On the last day public comments were accepted for the Securities and Exchange Commission's controversial pay ratio rule proposal, some of the nation's top CEOs weighed in with their concerns and suggested changes.

In a letter dated Dec. 2, the Business Roundtable  – a pro-business, organization for CEOs chaired by Boeing CEO W. James McNerney, Jr., Honeywell CEO David Cote, and Dow Chemical CEO Andrew Liveris – expressed doubts that the Dodd-Frank Act's demand for compensation comparisons will provide investors with useful or accurate information. Key changes the group desires are more time to prepare for the rule and limiting the scope to just U.S. employees.

“The disclosures required by the proposed pay ratio rules will depend on issues having nothing to do with a company's performance, as the Commission acknowledges in the proposing release,” the group wrote. “Moreover, the proposed disclosure will exacerbate the growing length of required disclosures that make it difficult for investors to identify the material information that is relevant to their investment and voting decisions.”

Under the SEC's proposal to amend Regulation S-K, released on Sept. 18, companies would need to disclose a comparison of their CEO's pay to that of the median employee.

“If compliance is to be achieved on a cost-effective basis, the employees included in the identification of the median should be limited to U.S. employees,” the group wrote in its comment letter, explaining that some member companies have employees in over 75 countries and oversee as many as 100 separate payroll systems. “In order to identify a global median employee, companies will have to incur significant expense, including employee time and external advisor fees, as they seek to aggregate compensation data from incompatible systems and comply with foreign data privacy laws.”

Another concern voiced in the letter is that many foreign countries use unique methods of compensating their employees, such as profit-sharing arrangements and allowances for housing, transportation or family care. The proposed rules require non-U.S. employees to be included in the identification of the median employee, but prohibit adjustments to reflect non-U.S. approaches to compensation.
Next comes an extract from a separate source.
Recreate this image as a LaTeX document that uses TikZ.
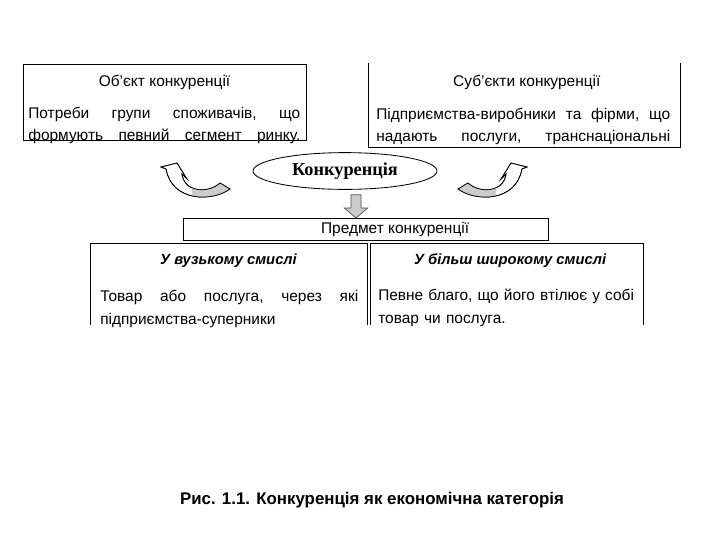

For example, under the proposed rules, government-provided benefits are not permitted to be included, while in many countries outside the U.S. this is the prevalent practice.

The group urges that only those employed by the registrant and its consolidated subsidiaries, rather than all subsidiaries, should be used for identifying the median employee.

Also recommended is that the final rules permit registrants to annualize, or otherwise appropriately adjust, the compensation of part-time, seasonal and temporary employees. “We believe that the approach of the proposed rules, which would prohibit registrants from annualizing or adjusting the compensation of these employees, will skew the ratios of registrants that depend on large populations of these employees at the end of the year,” the letter says.

Additional time is necessary each year in order for companies to be able to gather the information needed to comply with the pay ratio rules and companies should be permitted to use pay data from the previous fiscal year. “The burden on company personnel during the first three months of each fiscal year is already significant due to year-end closing financial statements,” the letter says. “Companies frequently do not have final compensation data for employees until after the end of the applicable fiscal year.”

A pitch is also made for giving companies additional time following the effective date of the final rules in order to implement them for the first time. Among the efforts that will require more time are training personnel and retaining advisors and experts. Registrants should have at least two full years to implement the final rules, the group says.

“The proposed rules should not require that the pay ratio information be ‘filed' with the Commission, instead it should be ‘furnished,'” the letter adds. “Given the amount of data necessary to be considered and the significant number of estimates, assumptions and judgment calls necessary to produce the ratio, we believe it will be impossible for chief executive officers and chief financial officers to verify the information sufficiently in order to be able to make the certification the proposed rules would require. This is especially the case if the Commission determines to include non-U.S. employees in the final rules.”